Leak Probe Ripples HP Board

UPDATED: HP today filed with the Securities and Exchange Commission (SEC) an explanation of its investigation into corporate leaks and the
resignation of a member of the company’s board of directors.

The resignation of HP board member Thomas J. Perkins has attracted the attention of government regulators and California’s attorney
general to methods used during a 2005 investigation into leaks from a
board of directors meetings.

Perkins’ May resignation followed a dispute with HP’s then Chairman of the Board Patricia Dunn, who replaced Carly Fiorina.

Dunn
told the full board that an internal investigation revealed that fellow board member George Keyworth leaked boardroom discussions to the press.
Keyworth admitted he had leaked internal information but refused to
resign.

Today’s SEC filing is to “insure transparency,” Mike Moeller, HP
spokesperson, told internetnews.com.

Moeller wouldn’t provide
details on the investigation, but said Perkins has changed his mind about disputing the methods.
“When he left, there wasn’t a dispute” over the leak probe, according
to HP.

While HP denied that the leak probe was the reason for Perkins’ departure, the
investigation is at the center of the speculation.

The investigation began after the company found itself “the subject
of multiple leaks of confidential HP information, including
information concerning the internal deliberations of its Board of
Directors,” the company told regulators.

After initial interviews with members of the board proved fruitless
in early 2005, HP hired an outside consultant with “substantial
experience in conducting internal investigations,” according to the
report.

While HP said it told the consulting firm to obey the law, another
company was hired by the consultants to “obtain phone information
concerning certain calls between HP directors and individuals outside
of HP,” the company said in the report.

That company “had in some cases
employed pretexting,” according to HP’s Nominating and Governance
Committee, which investigated the leak probe.

The committee said while pretexting, a technique employing deception
to obtain information, “was not generally unlawful,” it could not be
certain the third party retained to obtain the telephone information
“complied in all respects with applicable law,” according to the
statement filed with the SEC.

HP’s CEO and board accepted the committee’s findings, including
strengthening control over future investigations and ensuring that
management knows probes comply with laws, as well as HP’s own code
of ethics.

HP also told the SEC it will not nominate Keyworth for another term
on its board.

The leak probe was sparked by a number of news items that reached
HP’s inner sanctum.
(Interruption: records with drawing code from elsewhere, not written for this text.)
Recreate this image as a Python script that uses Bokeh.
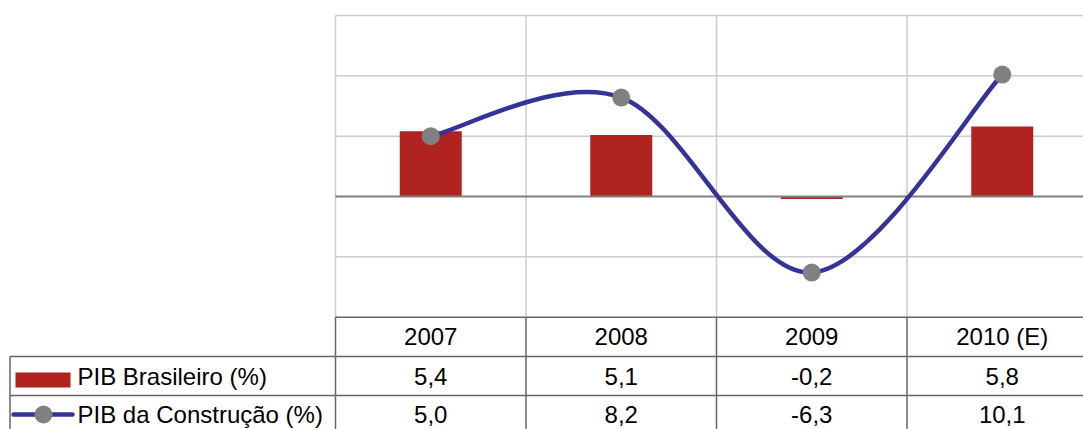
from bokeh.plotting import figure
from bokeh.models import ColumnDataSource, Range1d
from bokeh.core.properties import value
from bokeh.embed import file_html
from bokeh.resources import INLINE

# ---- data ----
categories = ["2007", "2008", "2009", "2010 (E)"]
pib_brasileiro = [5.4, 5.1, -0.2, 5.8]
pib_construcao = [5.0, 8.2, -6.3, 10.1]
y_ticks = [-10, -5, 0, 5, 10, 15]
series_names = ["PIB Brasileiro (%)", "PIB da Construção (%)"]

# ---- layout (page pixels) ----
W, H = 1083, 429
MARGIN = 0
PLOT_LEFT = 335.0
CAT_W = 190.5
ZERO_Y = 196.0
UNIT_Y = 12.07

def dx(page_x):
    return (page_x - PLOT_LEFT) / CAT_W

def dy(page_y):
    return (ZERO_Y - page_y) / UNIT_Y

p = figure(width=W, height=H, output_backend="svg", toolbar_location=None,
           x_range=Range1d(dx(MARGIN), dx(MARGIN + W)),
           y_range=Range1d(dy(MARGIN + H), dy(MARGIN)),
           min_border=0)
p.axis.visible = False
p.grid.visible = False
p.outline_line_color = None
p.background_fill_color = "white"
p.border_fill_color = "white"

n = len(categories)
xc = [i + 0.5 for i in range(n)]
x_end = dx(MARGIN + W)
ymin, ymax = min(y_ticks), max(y_ticks)

GRID = "#cccccc"
TABLE = "#666666"

# horizontal gridlines
hy = [t for t in y_ticks if t != 0 and t != ymin]
p.segment(x0=[0] * len(hy), x1=[x_end] * len(hy), y0=hy, y1=hy,
          line_color=GRID, line_width=1.5)
# vertical gridlines
vx = list(range(n + 1))
p.segment(x0=vx, x1=vx, y0=[ymin] * len(vx), y1=[ymax] * len(vx),
          line_color=GRID, line_width=1.5)

# bars
src = ColumnDataSource(dict(x=xc, top=pib_brasileiro))
p.vbar(x="x", top="top", bottom=0, width=62 / CAT_W, source=src,
       fill_color="#B0231F", line_color=None)

# zero line
p.segment(x0=[0], x1=[x_end], y0=[0], y1=[0], line_color="#808080", line_width=2)

# smooth line (Catmull-Rom bezier through the points)
pts = list(zip(xc, pib_construcao))
x0s, y0s, x1s, y1s, cx0, cy0, cx1, cy1 = [], [], [], [], [], [], [], []
for i in range(n - 1):
    pm = pts[i - 1] if i > 0 else pts[i]
    p0 = pts[i]
    p1 = pts[i + 1]
    p2 = pts[i + 2] if i + 2 < n else pts[i + 1]
    x0s.append(p0[0]); y0s.append(p0[1]); x1s.append(p1[0]); y1s.append(p1[1])
    cx0.append(p0[0] + (p1[0] - pm[0]) / 6); cy0.append(p0[1] + (p1[1] - pm[1]) / 6)
    cx1.append(p1[0] - (p2[0] - p0[0]) / 6); cy1.append(p1[1] - (p2[1] - p0[1]) / 6)
p.bezier(x0=x0s, y0=y0s, x1=x1s, y1=y1s, cx0=cx0, cy0=cy0, cx1=cx1, cy1=cy1,
         line_color="#333399", line_width=4.5)
p.scatter(xc, pib_construcao, size=18, fill_color="#808080", line_color=None)

# ---- data table ----
ROW1, ROW2, BOTTOM = 356.0, 395.0, MARGIN + H + 5
LEFT_T = 9.5
y_top = ymin
y_r1, y_r2, y_bot = dy(ROW1), dy(ROW2), dy(BOTTOM)
# horizontal table lines
p.segment(x0=[0, dx(LEFT_T), dx(LEFT_T)], x1=[x_end] * 3,
          y0=[y_top, y_r1, y_r2], y1=[y_top, y_r1, y_r2],
          line_color=TABLE, line_width=1.5)
# vertical table lines
p.segment(x0=vx, x1=vx, y0=[y_top] * len(vx), y1=[y_bot] * len(vx),
          line_color=TABLE, line_width=1.5)
p.segment(x0=[dx(LEFT_T)], x1=[dx(LEFT_T)], y0=[y_r1], y1=[y_bot],
          line_color=TABLE, line_width=1.5)

FONT = value("Liberation Sans")
FS = value("24px")
row_centers = [(dy(316) + y_r1) / 2, (y_r1 + y_r2) / 2, (y_r2 + dy(433)) / 2]

def fmt(v):
    return f"{v:.1f}".replace(".", ",")

p.text(x=xc, y=[row_centers[0]] * n, text=categories, text_font=FONT,
       text_font_size=FS, text_align="center", text_baseline="middle", text_color="black")
p.text(x=xc, y=[row_centers[1]] * n, text=[fmt(v) for v in pib_brasileiro], text_font=FONT,
       text_font_size=FS, text_align="center", text_baseline="middle", text_color="black")
p.text(x=xc, y=[row_centers[2]] * n, text=[fmt(v) for v in pib_construcao], text_font=FONT,
       text_font_size=FS, text_align="center", text_baseline="middle", text_color="black")

# legend keys
p.quad(left=[dx(15)], right=[dx(70)], top=[dy(372)], bottom=[dy(387)],
       fill_color="#B0231F", line_color=None)
p.segment(x0=[dx(13)], x1=[dx(72)], y0=[row_centers[2]], y1=[row_centers[2]],
          line_color="#333399", line_width=4.5, line_cap="round")
p.scatter([dx(43)], [row_centers[2]], size=18, fill_color="#808080", line_color=None)
p.text(x=[dx(77), dx(77)], y=[row_centers[1], row_centers[2]], text=series_names,
       text_font=FONT, text_font_size=FS, text_align="left", text_baseline="middle",
       text_color="black")

open("out.html", "w").write(file_html(p, INLINE))
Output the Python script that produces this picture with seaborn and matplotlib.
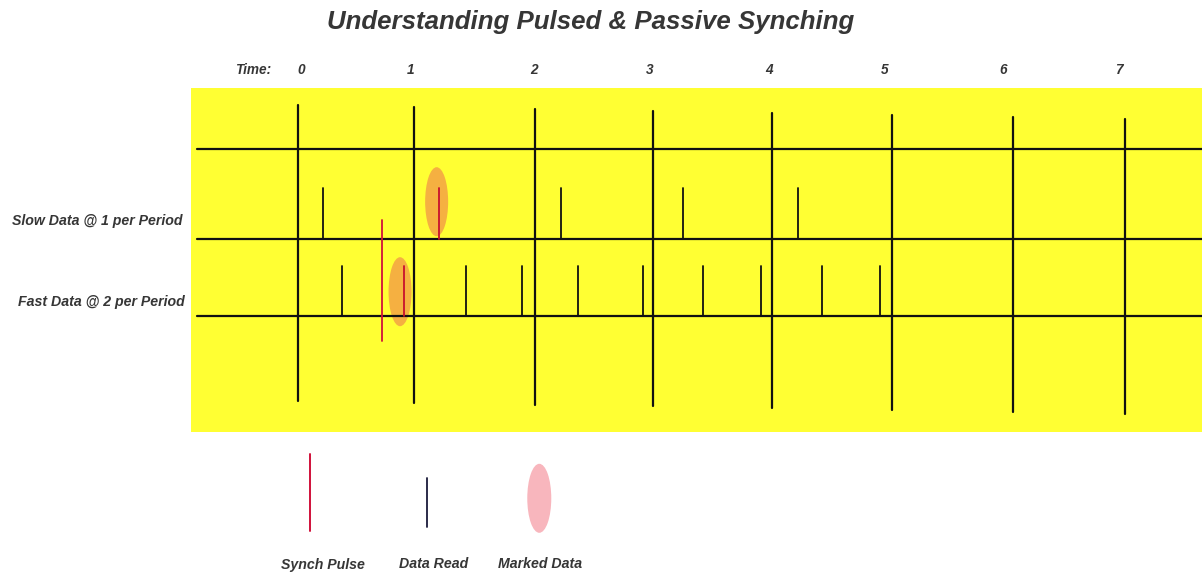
import pandas as pd
import numpy as np
import matplotlib
matplotlib.use('Agg')
import matplotlib.pyplot as plt
from matplotlib.patches import Ellipse, Rectangle
import seaborn as sns

# time values (1 unit = one period)
period_times = [0, 0.98, 2.01, 3.01, 4.01, 5.03, 6.05, 7.0]
period_labels = ['0', '1', '2', '3', '4', '5', '6', '7']
label_times = [0.03, 0.95, 2.0, 2.98, 3.99, 4.97, 5.97, 6.95]
slow_reads = [0.21, 1.19, 2.23, 3.26, 4.23]
fast_reads = [0.37, 0.90, 1.42, 1.90, 2.37, 2.92, 3.43, 3.92, 4.44, 4.93]
synch_pulse = [0.71]
marked_slow = [1.19]
marked_fast = [0.90]
marked_slow_center = [1.174]
marked_fast_center = [0.864]

title = 'Understanding Pulsed & Passive Synching'
row_labels = ['Slow Data @ 1 per Period', 'Fast Data @ 2 per Period']
legend_labels = ['Synch Pulse', 'Data Read', 'Marked Data']

# layout (figure is 1202x574 px, y runs downward in px-like units)
PX = 118.1
X0 = 298
W, H = 1202, 574
TOP, MID, LOW = 148.5, 239, 315.5
LEFT_T = (197 - X0) / PX
RIGHT_T = (W - X0) / PX

sns.set_theme(style='white')
plt.rcParams['font.family'] = ['Liberation Sans', 'DejaVu Sans']

fig = plt.figure(figsize=(W / 100, H / 100), dpi=100)
ax = fig.add_axes([0, 0, 1, 1])
ax.set_xlim(-X0 / PX, RIGHT_T)
ax.set_ylim(H, 0)
ax.axis('off')

ax.add_patch(Rectangle(((191 - X0) / PX, 88), RIGHT_T - (191 - X0) / PX + 1, 344,
                       facecolor='#ffff33', edgecolor='none', zorder=0))

# marked data ellipses
for c, yc in [(marked_slow_center[0], 201.7), (marked_fast_center[0], 291.7)]:
    ax.add_patch(Ellipse((c, yc), 23 / PX, 69, facecolor='#f5b041',
                         edgecolor='none', zorder=1))

rows = []
seg = 0
def add(kind, t0, y0, t1, y1):
    global seg
    rows.append(dict(seg=seg, kind=kind, t=t0, y=y0))
    rows.append(dict(seg=seg, kind=kind, t=t1, y=y1))
    seg += 1

for y in [TOP, MID, LOW]:
    add('axis', LEFT_T, y, RIGHT_T + 0.1, y)
for t in period_times:
    add('axis', t, 105 + 2 * t, t, 401 + 1.8 * t)
for t in slow_reads:
    add('marked' if t in marked_slow else 'read', t, 188, t, MID)
for t in fast_reads:
    add('marked' if t in marked_fast else 'read', t, 266, t, LOW)
for t in synch_pulse:
    add('synch', t, 220, t, 341)

df = pd.DataFrame(rows)
pal = {'axis': '#111111', 'read': '#111111', 'marked': '#c8102e', 'synch': '#d0103a'}
sns.lineplot(data=df[df.kind == 'axis'], x='t', y='y', units='seg', hue='kind',
             estimator=None, sort=False, palette=pal, legend=False, lw=1.6, ax=ax, zorder=2)
sns.lineplot(data=df[df.kind != 'axis'], x='t', y='y', units='seg', hue='kind',
             estimator=None, sort=False, palette=pal, legend=False, lw=1.3, ax=ax, zorder=3)

# texts
txt = dict(fontweight='bold', fontstyle='italic', color='#363636')
ax.text((591 - X0) / PX, 22, title, ha='center', va='center', fontsize=18.6, **txt)
ax.text((253 - X0) / PX, 69.5, 'Time:', ha='center', va='center', fontsize=9.8, **txt)
for t, lab in zip(label_times, period_labels):
    ax.text(t, 69.5, lab, ha='center', va='center', fontsize=9.8, **txt)
ax.text((183 - X0) / PX, 221.5, row_labels[0], ha='right', va='center', fontsize=10.2, **txt)
ax.text((185 - X0) / PX, 302, row_labels[1], ha='right', va='center', fontsize=10.2, **txt)

# legend
ax.plot([0.104, 0.104], [454, 531], color='#d0103a', lw=1.4)
ax.plot([1.095, 1.095], [478, 527], color='#1a1a3a', lw=1.3)
ax.add_patch(Ellipse((2.043, 498.3), 24 / PX, 69, facecolor='#f8b6bd', edgecolor='none'))
for t, lab in zip([0.214, 1.149, 2.049], legend_labels):
    ax.text(t, 564.5, lab, ha='center', va='center', fontsize=10.2, **txt)

fig.savefig('out.png', dpi=100, facecolor='white')
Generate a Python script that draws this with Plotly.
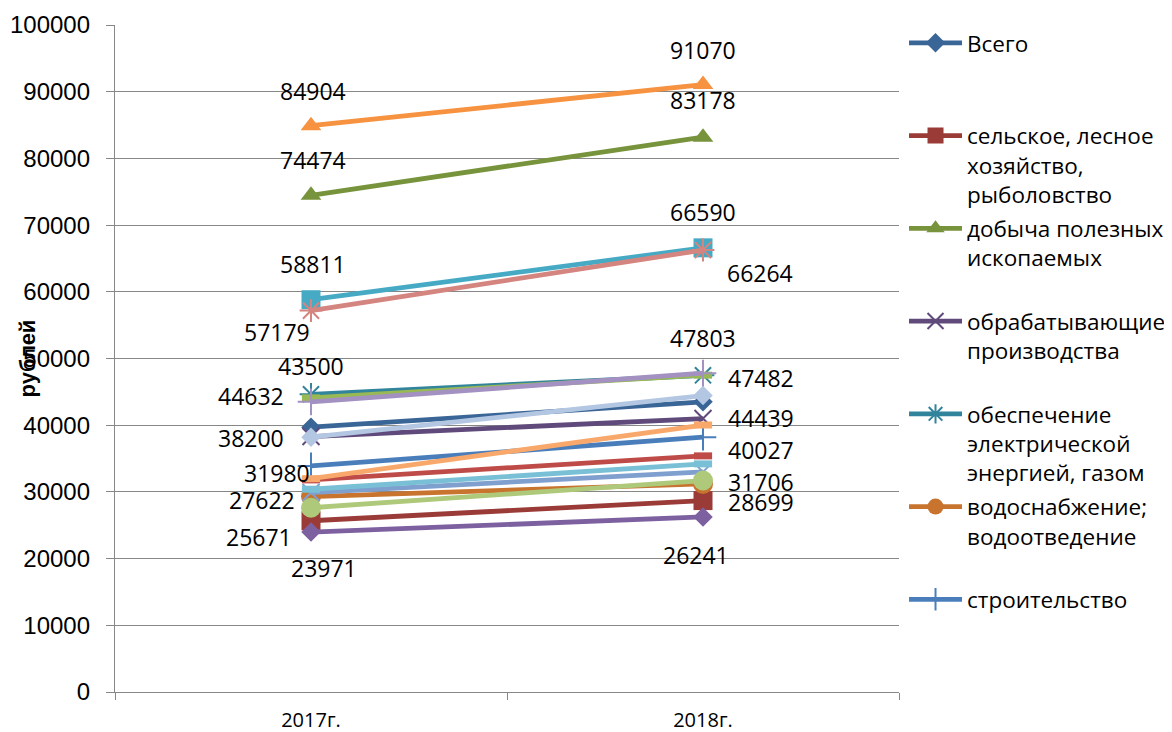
import plotly.graph_objects as go

categories = ["2017г.", "2018г."]

series_names = [
    "Всего",
    "сельское, лесное хозяйство, рыболовство",
    "добыча полезных ископаемых",
    "обрабатывающие производства",
    "обеспечение электрической энергией, газом",
    "водоснабжение; водоотведение",
    "строительство",
    "торговля оптовая и розничная",
    "транспортировка и хранение",
    "деятельность гостиниц и предприятий общественного питания",
    "деятельность в области информации и связи",
    "деятельность финансовая и страховая",
    "деятельность по операциям с недвижимым имуществом",
    "деятельность профессиональная, научная и техническая",
    "деятельность административная",
    "государственное управление и обеспечение военной безопасности",
    "образование",
    "деятельность в области здравоохранения и социальных услуг",
    "деятельность в области культуры, спорта",
]

legend_texts = [
    "Всего<br>\u00a0<br>\u00a0",
    "сельское, лесное<br>хозяйство,<br>рыболовство",
    "добыча полезных<br>ископаемых<br>\u00a0",
    "обрабатывающие<br>производства<br>\u00a0",
    "обеспечение<br>электрической<br>энергией, газом",
    "водоснабжение;<br>водоотведение<br>\u00a0",
    "строительство<br>\u00a0<br>\u00a0",
]

values_2017 = [39700, 25671, 74474, 38300, 44632, 29300, 33900, 31800, 44100,
               23971, 58811, 84904, 29900, 57179, 27622, 43500, 30400, 31980, 38200]
values_2018 = [43500, 28699, 83178, 41000, 47482, 31200, 38200, 35400, 47500,
               26241, 66590, 91070, 33000, 66264, 31706, 47803, 34200, 40027, 44439]

# which series carry data labels
labeled = [False, True, True, False, True, False, False, False, False,
           True, True, True, False, True, True, True, False, True, True]

# ---- styles ----
colors = ["#3A6597", "#9A3B38", "#77933C", "#5F4A7B", "#31849B", "#C8732E",
          "#4A7EBB", "#BE4B48", "#98B954", "#7D60A0", "#46AAC5", "#F69240",
          "#7F9FCF", "#D4857F", "#AFC97A", "#A391C2", "#79C0D6", "#F9A86B",
          "#B3C6E2"]
symbols = ["diamond", "square", "triangle-up", "x-thin-open", "asterisk-open",
           "circle", "cross-thin-open", "line-ew-open", "line-ew-open",
           "diamond", "square", "triangle-up", "x-thin-open", "asterisk-open",
           "circle", "cross-thin-open", "line-ew-open", "line-ew-open",
           "diamond"]
sym_size = {"diamond": 15, "square": 19, "triangle-up": 18, "x-thin-open": 17,
            "asterisk-open": 19, "circle": 20, "cross-thin-open": 19,
            "line-ew-open": 13}
sym_lw = {"x-thin-open": 2, "asterisk-open": 2, "cross-thin-open": 2,
          "line-ew-open": 7}

# label pixel offsets (dx, dy) per labelled series: (2017, 2018)
label_offsets = {
    1: ((-52, 16), (58, 1)),
    2: ((2, -35), (0, -37)),
    4: ((-60, 2), (58, 3)),
    9: ((13, 36), (-7, 38)),
    10: ((2, -36), (0, -36)),
    11: ((2, -35), (0, -35)),
    13: ((-34, 21), (57, 23)),
    14: ((-49, -8), (58, 1)),
    15: ((0, -36), (0, -35)),
    17: ((-34, -6), (58, 25)),
    18: ((-60, 1), (58, 22)),
}

fig = go.Figure()
for i, name in enumerate(series_names):
    s = symbols[i]
    lw = sym_lw.get(s, 0)
    fig.add_trace(go.Scatter(
        x=categories,
        y=[values_2017[i], values_2018[i]],
        mode="lines+markers",
        name=legend_texts[i] if i < len(legend_texts) else name,
        showlegend=i < len(legend_texts),
        legendgroup="g%d" % i,
        line=dict(color=colors[i], width=4.8),
        marker=dict(symbol=s, size=sym_size[s], color=colors[i],
                    line=dict(color=colors[i], width=lw)),
        hovertext=name,
    ))

annotations = []
for i, name in enumerate(series_names):
    if not labeled[i]:
        continue
    offs = label_offsets[i]
    for j, v in enumerate([values_2017[i], values_2018[i]]):
        dx, dy = offs[j]
        annotations.append(dict(
            x=categories[j], y=v, xref="x", yref="y",
            text=str(v), showarrow=False,
            xshift=dx, yshift=-dy,
            font=dict(family="Open Sans", size=23, color="black"),
        ))

annotations.append(dict(
    x=-0.111, y=0.5, xref="paper", yref="paper",
    xanchor="center", yanchor="middle",
    text="<b>рублей</b>", textangle=-90, showarrow=False,
    font=dict(family="Liberation Sans", size=22, color="black"),
))

grid = "#878787"
fig.update_layout(
    width=1164, height=724,
    margin=dict(l=107, r=273, t=17, b=40, autoexpand=False),
    paper_bgcolor="white", plot_bgcolor="white",
    annotations=annotations,
    legend=dict(
        x=1.0064, y=1.005, xanchor="left", yanchor="top",
        font=dict(family="Open Sans", size=22.5, color="black"),
        valign="top", itemwidth=53, tracegroupgap=2,
        maxheight=724,
        bgcolor="rgba(0,0,0,0)",
    ),
    xaxis=dict(
        type="category", range=[-0.5, 1.5],
        tickson="boundaries", ticks="outside", ticklen=7, tickwidth=1.3,
        tickcolor=grid, showline=True, linecolor=grid, linewidth=1.3,
        showgrid=False, zeroline=False, automargin=False,
        tickfont=dict(family="Open Sans", size=20, color="black"),
        ticklabelstandoff=10,
    ),
    yaxis=dict(
        range=[0, 100000], dtick=10000, tickformat="d",
        showgrid=True, gridcolor=grid, gridwidth=1.3,
        ticks="outside", ticklen=8, tickwidth=1.3, tickcolor=grid,
        showline=True, linecolor=grid, linewidth=1.3, zeroline=False,
        automargin=False,
        tickfont=dict(family="Liberation Sans", size=24, color="black"),
        ticklabelstandoff=11,
    ),
)

fig.write_html("out.html")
High-profile decisions made in private were
winding up on the front page.

Earlier this week, Newsweek quoted HP insiders saying Dunn had
requested the internal investigation following leaks of HP management
get-togethers where important decisions were made.

For example, in 2005, after a Jan. 10 meeting with Fiorina, board
members Dunn, Keyworth and HP executive Richard Hackborn met with the
CEO at HP headquarters to tell Fiorina the board was unhappy.

On Jan. 24, the Wall Street Journal included the discussion in a front page
story.

A similar leak appeared earlier this year when CNET published a story about HP considering a closer working relationship with AMD. The
story quoted an HP source talking at a private board meeting held in
Palm Springs, Calif., according to the Wall Street Journal.

“This type of thing goes on all the time,” said Laura DiDio, analyst
with the Yankee Group. “Nobody really likes to talk about it.”

This time, however, the SEC filing brought it to light.

However, “the solution is as bad as the leaking,” according to DiDio.

Although the company doesn’t like leaks, DiDio said “HP doesn’t have
the image of crawling around in the dark.”

The news won’t hurt HP’s winning ways, said the analyst, but “it’s a
little embarrassing.”

Apple attempted to gain a court order to identify employees leaking information to bloggers about yet-to-be released products.

While Apple initially won the right to subpoena the bloggers, an
appeals court overturned the earlier decision.